Nothing will keep us from wanting some special wisdom to explain it all, to make it better.
Seen from history’s long-view, covid is really a rather ordinary sort of horror. We should approach it as such, I think. This thought struck me as I was reading Iris Chang’s The Rape of Nanking, a book I’ve had on my shelf to be read for nearly two decades. Is now a good time to read it? Well, I had just finished reading a history of the 1930s that mentions Nanking. So, why not?
What struck me was Chang’s motivation for writing the book: not only were there no other books written about the Nanking atrocities, the Japanese government had long been systematically denying that it ever took place.
In the introduction, she writes, “I was suddenly in a panic that this terrifying disrespect for death and dying [that took place in Nanking], this reversion in social evolution, would be reduced to a footnote in history, treated like a harmless glitch in a computer that might or might not again cause a problem, unless someone forced the world to remember it.”
The horrific insult heaped on hellish injury was the denial. Bad enough that this holocaust ever took place, worse for the survivors was the deliberate cheating of collective memory.
I don’t believe there is any special wisdom for us in extraordinary times. There is only one wisdom, and it applies to all times equally: we must do what we have always known is right. In the words of Sholem Aleichem, “No matter how bad things get you got to go on living, even if it kills you.”
For us in the midst of this pandemic, we need to do what Iris Chang did in writing her book. We have to unearth the truth. Again and again and again. Just the other day The New York Times ran a story by veteran investigative reporter, Sharon LaFraniere, averring that “both [the Trump and Biden] administrations deserve credit” for the current vaccine roll out. LaFraniere admits there are some fundamental differences in the two administrations; she seems vaguely aware of approaching a false equivalence, as when she says, “Still, corporate, state and federal officials agree that Mr. Biden’s White House has been more active than his predecessor’s in trying to build up the nation’s vaccine stock.”

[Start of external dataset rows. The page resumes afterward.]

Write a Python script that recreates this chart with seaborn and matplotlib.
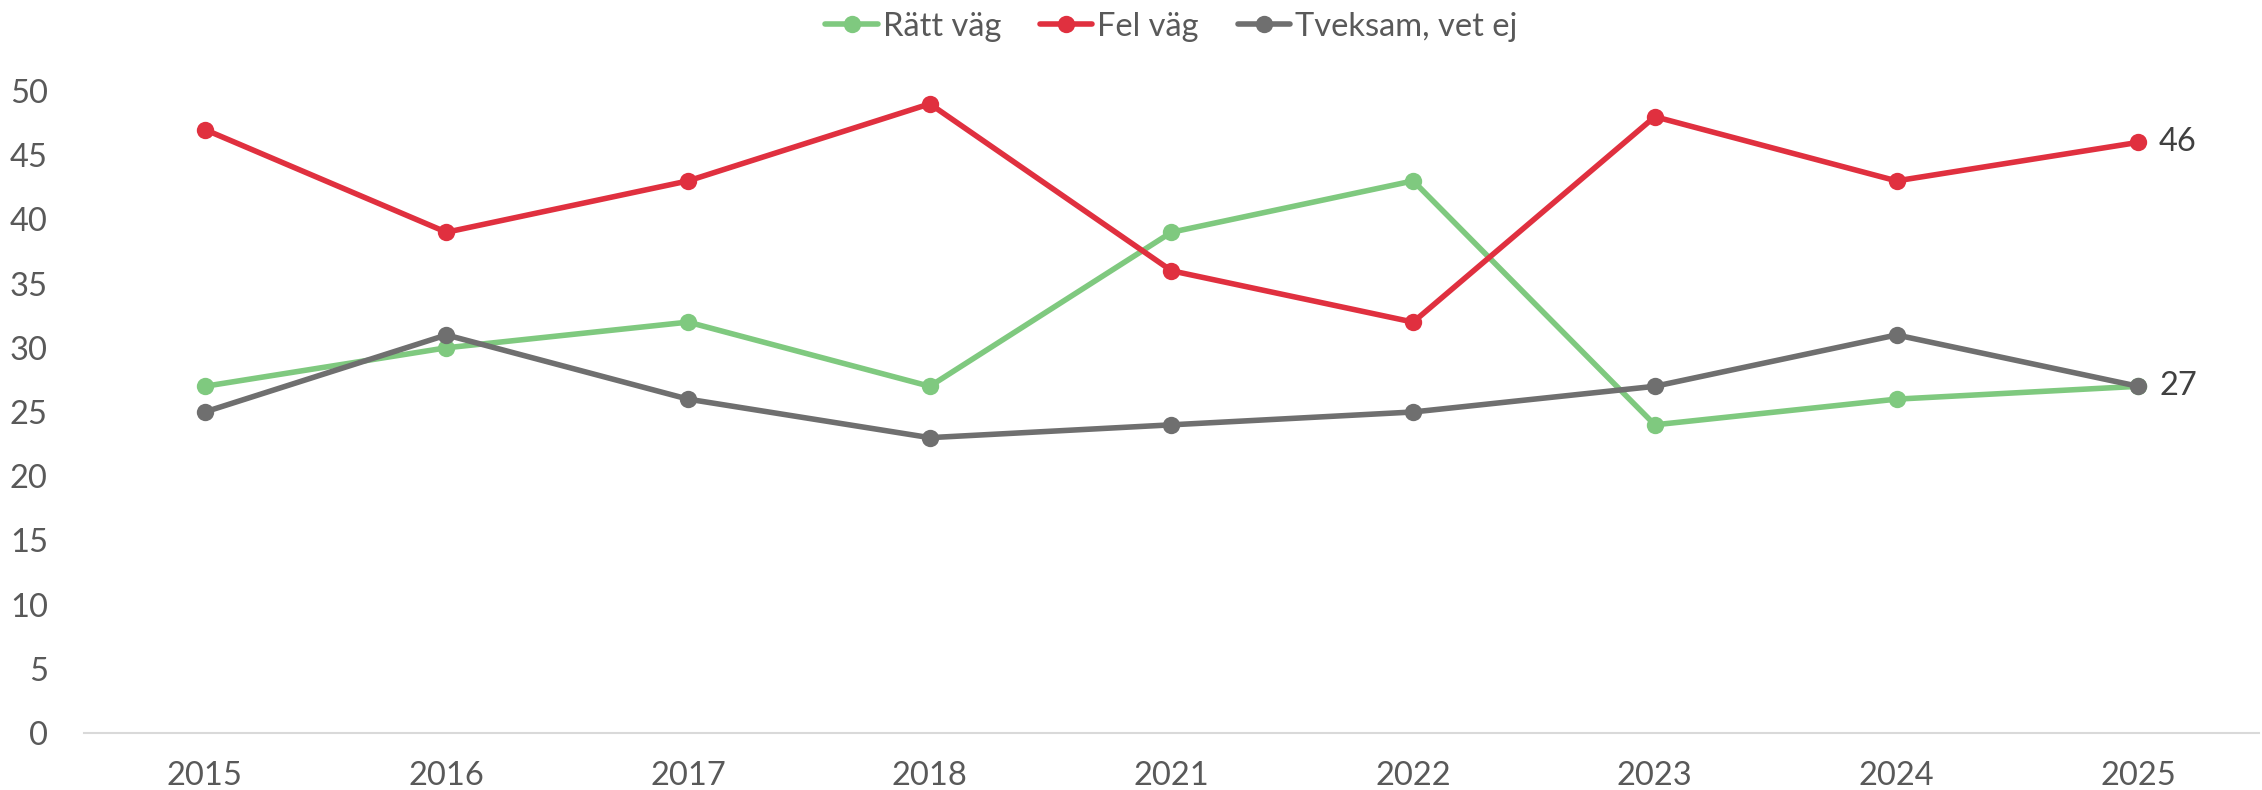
import numpy as np
import matplotlib
matplotlib.use("Agg")
import matplotlib.pyplot as plt
import pandas as pd
import seaborn as sns

years = ["2015", "2016", "2017", "2018", "2021", "2022", "2023", "2024", "2025"]
ratt_vag = [27, 30, 32, 27, 39, 43, 24, 26, 27]
fel_vag = [47, 39, 43, 49, 36, 32, 48, 43, 46]
tveksam = [25, 31, 26, 23, 24, 25, 27, 31, 27]
series_names = ["Rätt väg", "Fel väg", "Tveksam, vet ej"]
colors = ["#7FC97F", "#E0303F", "#6F6F6F"]

rows = []
for name, vals in zip(series_names, [ratt_vag, fel_vag, tveksam]):
    for i, v in enumerate(vals):
        rows.append({"pos": i, "value": v, "serie": name})
df = pd.DataFrame(rows)

sns.set_style("white")
plt.rcParams["font.family"] = ["Lato", "DejaVu Sans"]

fig = plt.figure(figsize=(22.62, 7.9), dpi=100)
ax = fig.add_axes([0.0371, 0.0722, 0.9616, 0.8126])

sns.lineplot(data=df, x="pos", y="value", hue="serie", hue_order=series_names,
             palette=colors, marker="o", markersize=12.5, markeredgewidth=0,
             linewidth=4, ax=ax, legend=True)

ax.set_xlim(-0.5, len(years) - 0.5)
ax.set_ylim(0, 50)
ax.set_xticks(range(len(years)))
ax.set_xticklabels(years)
ax.set_yticks(range(0, 51, 5))
ax.set_xlabel("")
ax.set_ylabel("")
for s in ["top", "right", "left"]:
    ax.spines[s].set_visible(False)
ax.spines["bottom"].set_color("#D9D9D9")
ax.spines["bottom"].set_linewidth(1.5)
ax.tick_params(axis="both", length=0, labelsize=23.5, labelcolor="#595959")
ax.tick_params(axis="x", pad=20)
ax.tick_params(axis="y", pad=26)
for line in ax.lines:
    line.set_clip_on(False)

# end labels
last = len(years) - 1
for vals in [fel_vag, tveksam]:
    ax.annotate(str(vals[-1]), xy=(last, vals[-1]), xytext=(15, 0),
                textcoords="offset points", va="center", ha="left",
                fontsize=23.5, color="#404040")

handles, labels = ax.get_legend_handles_labels()
ax.legend(handles, labels, loc="center", bbox_to_anchor=(0.5, 1.10),
          ncol=3, frameon=False, fontsize=23.5, labelcolor="#595959",
          handlelength=1.6, handletextpad=0.15, columnspacing=1.2)

fig.savefig("out.png", dpi=100)
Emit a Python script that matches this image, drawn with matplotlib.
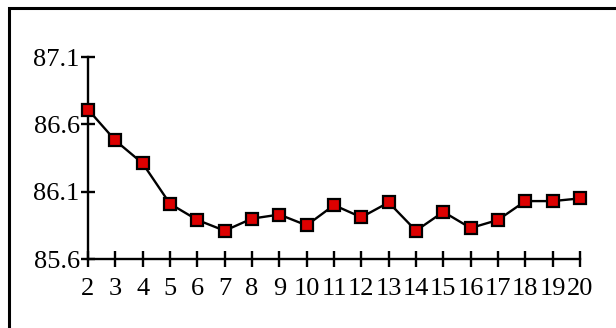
import matplotlib.pyplot as plt
from matplotlib.patches import Rectangle

# values
x_values = [2, 3, 4, 5, 6, 7, 8, 9, 10, 11, 12, 13, 14, 15, 16, 17, 18, 19, 20]
y_values = [86.71, 86.48, 86.31, 86.01, 85.89, 85.81, 85.90, 85.93, 85.85, 86.00,
            85.91, 86.02, 85.81, 85.95, 85.83, 85.89, 86.03, 86.03, 86.05]
y_ticks = [85.6, 86.1, 86.6, 87.1]
y_tick_labels = ["85.6", "86.1", "86.6", "87.1"]

plt.rcParams['font.family'] = ['Liberation Serif', 'DejaVu Serif']

W, H = 616, 328
fig = plt.figure(figsize=(W / 100, H / 100), dpi=100)

#outer frame, cut off at the right and bottom like the source
fig.patches.append(Rectangle((8.5 / W, -0.1), 2, (H - 7.5) / H + 0.1,
                             transform=fig.transFigure, fill=False,
                             edgecolor='black', linewidth=2.2))

ax = fig.add_axes([88 / W, 69 / H, (580 - 88) / W, (259 - 57) / H])

ax.plot(x_values, y_values, color='black', linewidth=1.7, marker='s',
        markersize=8.6, markerfacecolor='#dd0000', markeredgecolor='black',
        markeredgewidth=1.6, clip_on=False, zorder=3)

ax.set_xlim(2, 20)
ax.set_ylim(85.6, 87.1)
ax.set_xticks(x_values)
ax.set_xticklabels([str(v) for v in x_values])
ax.set_yticks(y_ticks)
ax.set_yticklabels(y_tick_labels)

for side in ['top', 'right']:
    ax.spines[side].set_visible(False)
for side in ['left', 'bottom']:
    ax.spines[side].set_linewidth(1.7)

ax.tick_params(axis='y', direction='inout', length=10, width=1.7, pad=1,
               labelsize=19)
ax.tick_params(axis='x', direction='inout', length=12, width=1.7, pad=8,
               labelsize=19)

fig.savefig('out.png', dpi=100)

Fair-mindedness is one thing. But fumbling can be dereliction of duty. The Trump White House was mainly focused for its last months in overturning the election, in sedition and treachery. If we are going to bring up the previous administration at all in regard to this pandemic, we really ought to focus on Trump’s removal of expert personnel inside China. His disbanding of The Global Health Security and Biodefense Unit in 2018 speaks volumes. We should never forget that Trump knew about the severity of the virus in January, 2020. He continued to lie about the severity for months. He joked about wearing masks. He said the virus would disappear “like a miracle” with the coming of spring.
There can be no comparing these presidents for those of us interested in the truth, for us who want to stop the swirling falsehoods. There will always be those who stand to benefit from burying the truth. Some will always find it more palatable, more convenient to believe the lie. That is part of darker human capacity to do evil, or to simply give up.
So, this is the only wisdom I’ve found: live. And, surely, the biggest task of living is remembering, telling the story of who we are, not letting the memory slip into oblivion while we’re still breathing.